Doch das ist noch längst nicht alles. Zu den besonderen Qualitäten dieses Romans gehört auch, wie liebevoll und detailgenau Dana Vowinckel das religiöse Weltbild von Avi nachzeichnet. Wie leicht wäre es gewesen, seine Frömmigkeit vom Standpunkt der eher säkular denkenden Tochter als eine Art versponnene, weltfremde Lebensweise zu beschreiben. Aber genau das macht Dana Vowinckel nicht. Sie lässt sich ganz und gar ein auf die tiefe Gläubigkeit eines Vorbeters, auf seine Sorgen um die zahllosen religiösen Regeln und um seine Gemeinde. Und sie wird auf diese Weise der Figur in ihrem ganzen jahrhundertealten Ernst erst wirklich gerecht.

Preisübergabe in Berlin an Dana Vowinckel in New York. Stellvertretend nimmt Suhrkamp-Chef Jonathan Landgrebe (links) die Urkunde der Auszeichnung vom Leiter der Situng Ravensburger Verlag, Johannes Hauenstein (rechts) entgegen.

Preisübergabe in Berlin an Dana Vowinckel in New York. Stellvertretend nimmt Suhrkamp-Chef Jonathan Landgrebe (links) die Urkunde der Auszeichnung vom Leiter der Situng Ravensburger Verlag, Johannes Hauenstein (rechts) entgegen.

Vor allem aber gelingt es diesem Roman, viel von der aktuellen politischen Situation der Juden in Deutschland und Israel einzufangen, sowohl die sehr konkrete Angst vor einem neuen handgreiflichen, mörderischen Antisemitismus in Deutschland wie auch die Spaltung der israelischen Gesellschaft zwischen Gegnern und Anhängern der Regierung Netanjahu. Das Buch wirkt, als sei es nach dem entsetzlichen Massaker vom 7.Oktober 2023 geschrieben, obwohl es schon Monate davor erschien. Doch zugleich sind in diesem so zeitgenössischen Roman literarische Muster einer langen Geschichte des Familienromans wiederzuerkennen, bis hin zu einem alles bedrohenden Familiengeheimnis – das sich dann allerdings als eine längst enthüllte und deshalb entschärfte Familienheimlichkeit entpuppt, von der sich Margarita in Identitätsprobleme gestürzt sah.

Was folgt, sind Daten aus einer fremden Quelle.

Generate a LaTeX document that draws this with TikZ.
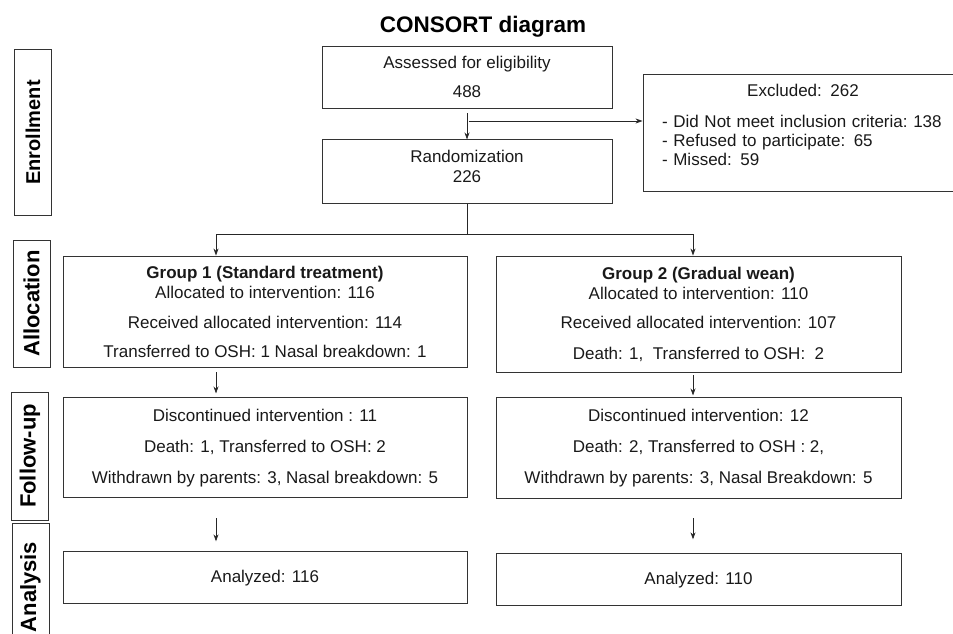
\documentclass[tikz,border=0pt]{standalone}
\usepackage{fontspec}
\setmainfont{Liberation Sans}
\usetikzlibrary{positioning, arrows.meta}
\newcommand\boxfont{\fontsize{17}{20}\selectfont}
\newcommand\phasefont{\fontsize{22}{24}\selectfont\bfseries}
\tikzset{
    >=Stealth,
    box/.style={draw=black!80, line width=0.9pt, align=center, inner sep=0pt, font=\boxfont, text=black!90},
    phase/.style={draw=black!80, line width=0.9pt, rotate=90, inner sep=0pt, minimum height=37pt, font=\phasefont},
    flow/.style={-{Stealth[length=7pt,width=5pt]}, draw=black!85, line width=0.8pt}
}

\begin{document}
\begin{tikzpicture}[x=1pt,y=1pt]
        \useasboundingbox (0,0) rectangle (953,-633);
        \clip (0,0) rectangle (953,-633);

        \node[anchor=base, font=\fontsize{22.5}{25}\selectfont\bfseries] (title) at (483,-32) {CONSORT diagram};

        \node[phase, minimum width=166pt, font=\fontsize{20}{22}\selectfont\bfseries] (enrol) at (33,-132.5) {Enrollment};
        \node[phase, minimum width=127pt] (allocl) at (31.5,-303.5) {Allocation};
        \node[phase, minimum width=128pt] (followl) at (30,-456) {Follow-up};
        \node[phase, minimum width=128pt] (anal) at (30.5,-587) {Analysis};

        \node[box, minimum width=290pt, minimum height=62pt] (assess) at (467,-77) {Assessed for eligibility\\[9pt]488};
        \node[box, minimum width=290pt, minimum height=64pt, text depth=12pt] (rand) [below=31pt of assess] {Randomization\\226};
        \node[box, align=left, text width=282pt, inner xsep=19pt, minimum height=117pt] (excl) at (803,-132.5)
            {\fontsize{17}{19}\selectfont{\centering Excluded: 262\par}\vspace{12pt}
             - Did Not meet inclusion criteria:\ 138\par
             - Refused to participate: 65\par
             - Missed: 59\par\vspace{16pt}};

        \node[box, minimum width=404pt, minimum height=111pt] (alloc1) at (265,-311.5)
            {\textbf{Group 1 (Standard treatment)}\\Allocated to intervention: 116\\[10pt]Received allocated intervention: 114\\[9pt]Transferred to OSH: 1 Nasal breakdown: 1};
        \node[box, minimum width=405pt, minimum height=116pt] (alloc2) at (698.5,-314)
            {\textbf{Group 2 (Gradual wean)}\\Allocated to intervention: 110\\[9pt]Received allocated intervention: 107\\[11pt]Death: 1,\ \ Transferred to OSH:\ \ 2};

        \node[box, minimum width=404pt, minimum height=100pt] (follow1) [below=30pt of alloc1]
            {Discontinued intervention : 11\\[11pt]Death: 1, Transferred to OSH: 2\\[11pt]Withdrawn by parents: 3, Nasal breakdown: 5};
        \node[box, minimum width=405pt, minimum height=101pt] (follow2) [below=25pt of alloc2]
            {Discontinued intervention: 12\\[11pt]Death: 2, Transferred to OSH : 2,\\[11pt]Withdrawn by parents: 3, Nasal Breakdown: 5};

        \node[box, minimum width=404pt, minimum height=52pt] (result1) [below=53pt of follow1] {Analyzed: 116};
        \node[box, minimum width=405pt, minimum height=52pt] (result2) [below=54pt of follow2] {Analyzed: 110};

        \coordinate (split) at (469,-121);
        \coordinate[below=30pt of rand] (fork);

        \draw[flow, shorten <=5pt] (assess) -- (rand);
        \draw[flow] (split) -- (split -| excl.west);
        \draw[draw=black!85, line width=0.8pt] (rand) -- (fork);
        \draw[flow] (fork) -| ([xshift=-49pt]alloc1.north);
        \draw[flow] (fork) -| ([xshift=-5.5pt]alloc2.north);

        \draw[flow, shorten <=5pt, shorten >=4pt] ([xshift=-49pt]alloc1.south) -- ([xshift=-49pt]follow1.north);
        \draw[flow, shorten <=3pt, shorten >=2pt] ([xshift=-5.5pt]alloc2.south) -- ([xshift=-5.5pt]follow2.north);
        \draw[flow, shorten <=20pt, shorten >=10pt] ([xshift=-49pt]follow1.south) -- ([xshift=-49pt]result1.north);
        \draw[flow, shorten <=19pt, shorten >=14pt] ([xshift=-5.5pt]follow2.south) -- ([xshift=-5.5pt]result2.north);
    \end{tikzpicture}
\end{document}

Bleibt noch über den Titel des Romans zu reden: „Gewässer im Ziplock“. Um ehrlich zu sein, ich hatte, bevor ich Dana Vowinckels Roman las, keine Ahnung, was ein Ziplock ist. Ich hatte schon oft einen dieser wiederverschließbaren Plastikbeutel mit Gleitverschluss benutzt, aber ihren gewissermaßen lautmalerischen Namen Ziplock kannte ich nicht. Was hat ein solcher Alltagsgegenstand im Titel eines solch dramatischen Familienromans zu suchen? Darf man ihn vielleicht als Anspielung auf das dünne, verletzliche Gewebe betrachten, das eine Familie zusammenhält und in dem Gewässer, von dem der Titel spricht, ein Bild sehen für die nur ihrem eigenen Willen gehorchenden, impulsiven, ständig in Bewegung befindlichen Familienmitglieder? Das ist natürlich nur eine Spekulation, eine persönliche Interpretation, aber so ist mir der Titel zur Metapher für die widerstrebenden Kräfte dessen geworden, was wir Familie nennen.

Ich möchte Dana Vowinckel im fernen New York gratulieren zu einem Roman, der politische Aktualität und literarische Tradition zwanglos zu verbinden versteht, der ungeheuer plastische, lebendige Porträts seiner Figuren zeichnet, und der hingebungsvoll dem Rätsel nachspürt, was Familie im Kern eigentlich ist, denn um nichts ringen Dana Vowinckels Figuren so hartnäckig und besessen, wie darum, sich als Familie zu begreifen. Und nicht zuletzt gratuliere ich Ihnen, liebe Dana Vowinckel, zum Buchpreis der Stiftung Ravensburger Verlag. Herzlichen Glückwunsch.